In the end, only beauty matters
12th July was an anniversary, it was the five hundred and forty-eighth anniversary of the birth of the Spanish composer Juan del Encina. Born on 12th July 1468, Encina was educated at the University of Salamanca and became renowned composer, poet and playwright before his death in Toledo in 1529. Encina pre-dated William Shakespeare by a century, yet, on Lyric FM’s Vox Nostra programme, the presenter Vlad Smishkewych was able to play Encina’s Todos Los Bienes Del Mundo, a piece written around 1500.
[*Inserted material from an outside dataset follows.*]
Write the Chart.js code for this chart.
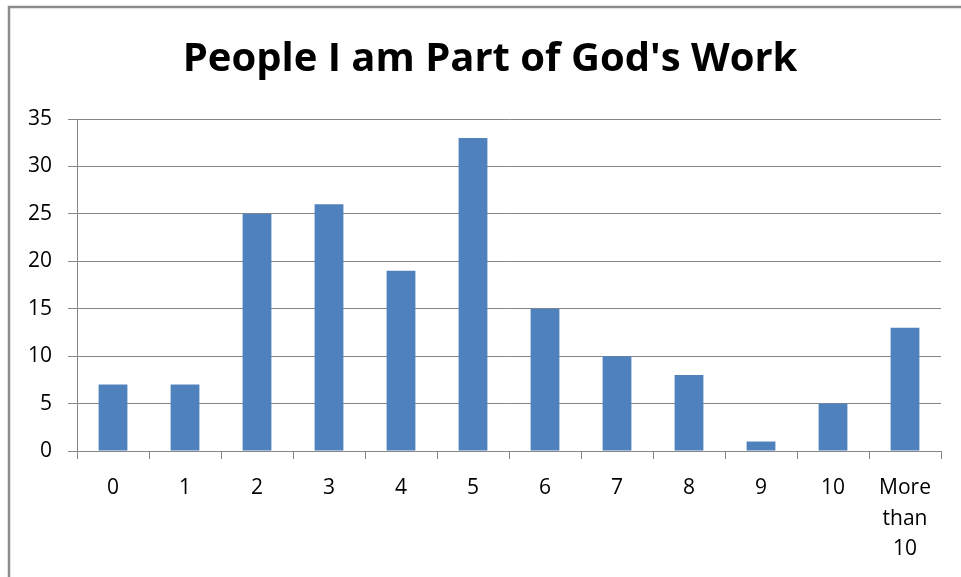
<!DOCTYPE html>
<html>
<head>
<meta charset="utf-8">
<script src="https://cdn.jsdelivr.net/npm/chart.js@4"></script>
<style>
  html, body { margin: 0; padding: 0; background: #fff; }
  #wrap { width: 961px; height: 577px; position: relative; }
</style>
</head>
<body>
<div id="wrap"><canvas id="chart" width="961" height="577"></canvas></div>
<script>
// data
const categories = ['0', '1', '2', '3', '4', '5', '6', '7', '8', '9', '10', ['More', 'than', '10']];
const counts = [7, 7, 25, 26, 19, 33, 15, 10, 8, 1, 5, 13];
const yTicks = [0, 5, 10, 15, 20, 25, 30, 35];

const titleText = "People I am Part of God's Work";
const fontFamily = '"Open Sans", Lato, sans-serif';
const gridGray = '#868686';

// white background, grey frame of the chart box (left and top edges) and the title,
// which sits a little right of the canvas centre in the original
const framePlugin = {
    id: 'frame',
    beforeDraw(chart) {
        const ctx = chart.ctx;
        ctx.save();
        ctx.fillStyle = '#fff';
        ctx.fillRect(0, 0, chart.width, chart.height);
        ctx.strokeStyle = '#8c8c8c';
        ctx.lineWidth = 2.5;
        ctx.beginPath();
        ctx.moveTo(9, chart.height);
        ctx.lineTo(9, 7);
        ctx.lineTo(chart.width, 7);
        ctx.stroke();

        ctx.fillStyle = '#000';
        ctx.font = 'bold 40px ' + fontFamily;
        ctx.textAlign = 'center';
        ctx.textBaseline = 'middle';
        ctx.fillText(titleText, 490, 60);
        ctx.restore();
    }
};

const ctx = document.getElementById('chart').getContext('2d');
new Chart(ctx, {
    type: 'bar',
    data: {
        labels: categories,
        datasets: [{
            data: counts,
            backgroundColor: '#4F81BD',
            borderWidth: 0,
            barPercentage: 0.4,
            categoryPercentage: 1.0
        }]
    },
    options: {
        responsive: false,
        animation: false,
        layout: { padding: { left: 0, right: 20, top: 119, bottom: 0 } },
        plugins: {
            legend: { display: false },
            tooltip: { enabled: false },
            title: { display: false }
        },
        scales: {
            x: {
                grid: {
                    offset: true,
                    drawOnChartArea: false,
                    drawTicks: true,
                    tickLength: 8,
                    color: gridGray
                },
                border: { display: true, color: gridGray },
                ticks: {
                    color: '#000',
                    font: { family: fontFamily, size: 21, lineHeight: 1.45 },
                    padding: 14,
                    maxRotation: 0,
                    autoSkip: false
                },
                afterFit(scale) { scale.height = 126; }
            },
            y: {
                min: 0,
                max: 35,
                afterBuildTicks(scale) { scale.ticks = yTicks.map(v => ({ value: v })); },
                grid: {
                    color: gridGray,
                    drawTicks: true,
                    tickLength: 9
                },
                border: { display: true, color: gridGray },
                ticks: {
                    color: '#000',
                    font: { family: fontFamily, size: 21 },
                    padding: 16
                },
                afterFit(scale) { scale.width = 77; }
            }
        }
    },
    plugins: [framePlugin]
});
</script>
</body>
</html>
There was a profound sense of reassurance in listening to Encina’s work, a profound realization that beauty is the only thing that endures. In a century where arrogant bombast and a visceral xenophobia have become the norm of political life, there is a reassurance that politicians are forgotten almost as soon as they leave office, and that all that will endure are the things that some of them would most despise.
Perhaps the early part of the twenty-first century will leave behind little that will be memorable, perhaps there will be no works comparable with those that emerged in the great eras of visual art, music and literature. Perhaps there will be no painter comparable with those of the Renaissance, perhaps there will be no composer comparable with those played by Vlad Smishkewych, perhaps there will be no literature to compare with that left us by the writers of the Sixteenth Century, but if the twenty-first century does leave any legacy, then that legacy will be whatever beauty might be mustered.
The centenary commemorations of the Great War should be a lesson to those who would aspire to be remembered. The people still remembered are not the politicians or the generals, they are the poets. Brooke and Owen and Sassoon command a place in posterity; in hideous realities they found inspiration for lines that have endured for a century, and will probably endure for centuries more.
The mood of 2016 is one of anti-intellectualism; it’s a mood of contempt for those labelled as “experts,” it’s a mood expressed in a mocking of liberalism and tolerance, it’s a mood reflected in political leadership on both sides of the Atlantic. It’s a mood that will be long forgotten when Juan del Encina is still being played.
In his novel The Idiot, the nineteenth-century Russian writer Fyodor Dostoevsky has a character Prince Lev Nikolaevich Myshkin who is is mocked because he has a belief that beauty can save people from the worst:
Is it true, prince, that you once declared that “beauty would save the world”? Great Heaven! The prince says that beauty saves the world! And I declare that he only has such playful ideas because he’s in love!
The twentieth-century songwriter Don McLean saw the painter Vincent van Gogh as someone whose motivation was beauty, but who lived in a world without a place for such beauty.
Now, I understand, what you tried to say to me
And how you suffered for your sanity
And how you tried to set them free
They would not listen, they did not know how
Perhaps they’ll listen now
Perhaps McLean was right and Prince Myshkin was wrong. Perhaps beauty cannot save the world from xenophobia and fundamentalism, but beauty will be the only thing that outlives all the ugliness of our times.